Much of the drought-stricken Southeast has been wrangling over water. Tennessee and South Carolina worry Atlanta may look to the nearby Tennessee or Savannah rivers for relief. Meanwhile, Georgia, Alabama and Florida have fought over how much water can be stored in north Georgia lakes.

McMaster sued North Carolina last year after the state decided to allow 10 million gallons of water a day be diverted from the Catawba River, which flows into South Carolina.

"North Carolina simply can't do that to us," McMaster said. "A river flowing through one state into another state doesn't belong to the upstream state only."

He said the suit is rare because the U.S. Supreme Court agreed to directly take up the issue.

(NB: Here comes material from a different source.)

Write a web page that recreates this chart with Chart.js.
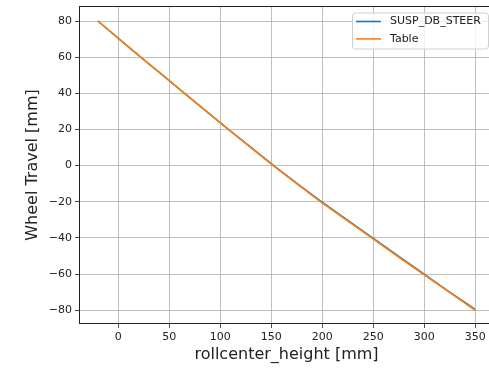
<!DOCTYPE html>
<html>
<head>
<meta charset="utf-8">
<script src="https://cdn.jsdelivr.net/npm/chart.js@4.4.1/dist/chart.umd.min.js"></script>
<style>
  html, body { margin: 0; padding: 0; background: #fff; overflow: hidden; }
  #wrap { width: 495px; height: 368px; }
</style>
</head>
<body>
<div id="wrap"><canvas id="chart" width="495" height="368"></canvas></div>
<script>
// данные
const wheelTravel = [80, 70, 60, 50, 40, 30, 20, 10, 0, -10, -20, -30, -40, -50, -60, -70, -80];
const tableRc = [-20, 1, 22, 43.5, 65, 86.5, 108, 130, 152, 175, 198.5, 223.5, 248.5, 273.5, 299, 324.5, 350];
const steerTravel = [80, 70, 60, 50, 40, 30, 20, 10, 0, -10, -20, -30, -40, -50, -60, -70, -79.3];
const steerRc = [-20, 1, 22, 43.5, 65, 86.5, 108, 130.5, 152.5, 175.5, 199.5, 224.5, 249.5, 274.5, 300, 325, 349.5];
const xTicks = [0, 50, 100, 150, 200, 250, 300, 350];
const yTicks = [-80, -60, -40, -20, 0, 20, 40, 60, 80];

const font = 'DejaVu Sans';
const toPoints = (xs, ys) => xs.map((x, i) => ({ x: x, y: ys[i] }));
const fmt = v => String(v).replace('-', '\u2212');

// рамка вокруг области графика + легенда как в matplotlib
const framePlugin = {
  id: 'frame',
  afterDraw(chart) {
    const { ctx, chartArea: a } = chart;
    ctx.save();
    ctx.strokeStyle = '#222';
    ctx.lineWidth = 1;
    ctx.strokeRect(a.left + 0.5, a.top + 0.5, a.right - a.left - 1, a.bottom - a.top - 1);

    // легенда
    const w = 136, h = 36;
    const lx = a.right - 6 - w, ly = a.top + 6.5;
    ctx.fillStyle = 'rgba(255,255,255,0.8)';
    ctx.strokeStyle = '#d0d0d0';
    ctx.beginPath();
    ctx.roundRect(lx + 0.5, ly + 0.5, w, h, 3);
    ctx.fill();
    ctx.stroke();
    ctx.font = '11px "' + font + '"';
    ctx.textBaseline = 'middle';
    chart.data.datasets.forEach((ds, i) => {
      const yy = ly + 9 + i * 17.4;
      ctx.strokeStyle = ds.borderColor;
      ctx.lineWidth = 1.6;
      ctx.beginPath();
      ctx.moveTo(lx + 4, yy);
      ctx.lineTo(lx + 29, yy);
      ctx.stroke();
      ctx.fillStyle = '#222';
      ctx.fillText(ds.label, lx + 38, yy);
    });
    ctx.restore();
  }
};

new Chart(document.getElementById('chart').getContext('2d'), {
  type: 'line',
  data: {
    datasets: [{
      label: 'SUSP_DB_STEER',
      data: toPoints(steerRc, steerTravel),
      borderColor: '#1f77b4',
      borderWidth: 1.6,
      pointRadius: 0,
      tension: 0,
      order: 2
    }, {
      label: 'Table',
      data: toPoints(tableRc, wheelTravel),
      borderColor: '#ff7f0e',
      borderWidth: 1.6,
      pointRadius: 0,
      tension: 0,
      order: 1
    }]
  },
  options: {
    responsive: false,
    animation: false,
    layout: { padding: { top: 6, right: 1, left: 0, bottom: 0 } },
    plugins: {
      legend: { display: false },
      tooltip: { enabled: false }
    },
    scales: {
      x: {
        type: 'linear',
        min: -38.5,
        max: 368.5,
        afterFit: s => { s.height = 44; s.paddingLeft = 0; s.paddingRight = 0; },
        afterBuildTicks: s => { s.ticks = xTicks.map(v => ({ value: v })); },
        grid: { color: '#b0b0b0', lineWidth: 0.8, tickColor: '#222', tickLength: 4, drawTicks: true },
        border: { display: false },
        ticks: { color: '#222', font: { family: font, size: 11 }, padding: 3, maxRotation: 0, callback: fmt },
        title: { display: true, text: 'rollcenter_height [mm]', color: '#222', font: { family: font, size: 16 }, padding: { top: 0, bottom: 4 } }
      },
      y: {
        type: 'linear',
        min: -87.6,
        max: 88.3,
        afterFit: s => { s.width = 79; s.paddingTop = 0; s.paddingBottom = 0; },
        afterBuildTicks: s => { s.ticks = yTicks.map(v => ({ value: v })); },
        grid: { color: '#b0b0b0', lineWidth: 0.8, tickColor: '#222', tickLength: 4, drawTicks: true },
        border: { display: false },
        ticks: { color: '#222', font: { family: font, size: 11 }, padding: 3, callback: fmt },
        title: { display: true, text: 'Wheel Travel [mm]', color: '#222', font: { family: font, size: 16 }, padding: { top: 23, bottom: 0 } }
      }
    }
  },
  plugins: [framePlugin]
});
</script>
</body>
</html>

"The case will be a precedent, not only for the rest of the country, but for our dealings with the state of Georgia," McMaster said.

McMaster originally expected a decision by 2010, but said it will take longer after the city of Charlotte, Duke Energy and a water system serving Union County, N.C., and Lancaster County, S.C., were allowed to enter the case earlier this year.

There have been water disputes in the West for decades, but such conflicts are relatively new to the East, McMaster said.

"It's a different kind of law west of the Mississippi," he said. "Here we have riparian rights. When a river comes down, everyone has an equal right to it--maybe not an equal amount, but an equal right. Out West there is a different flavor to it and that is whoever got there first has an edge on the others."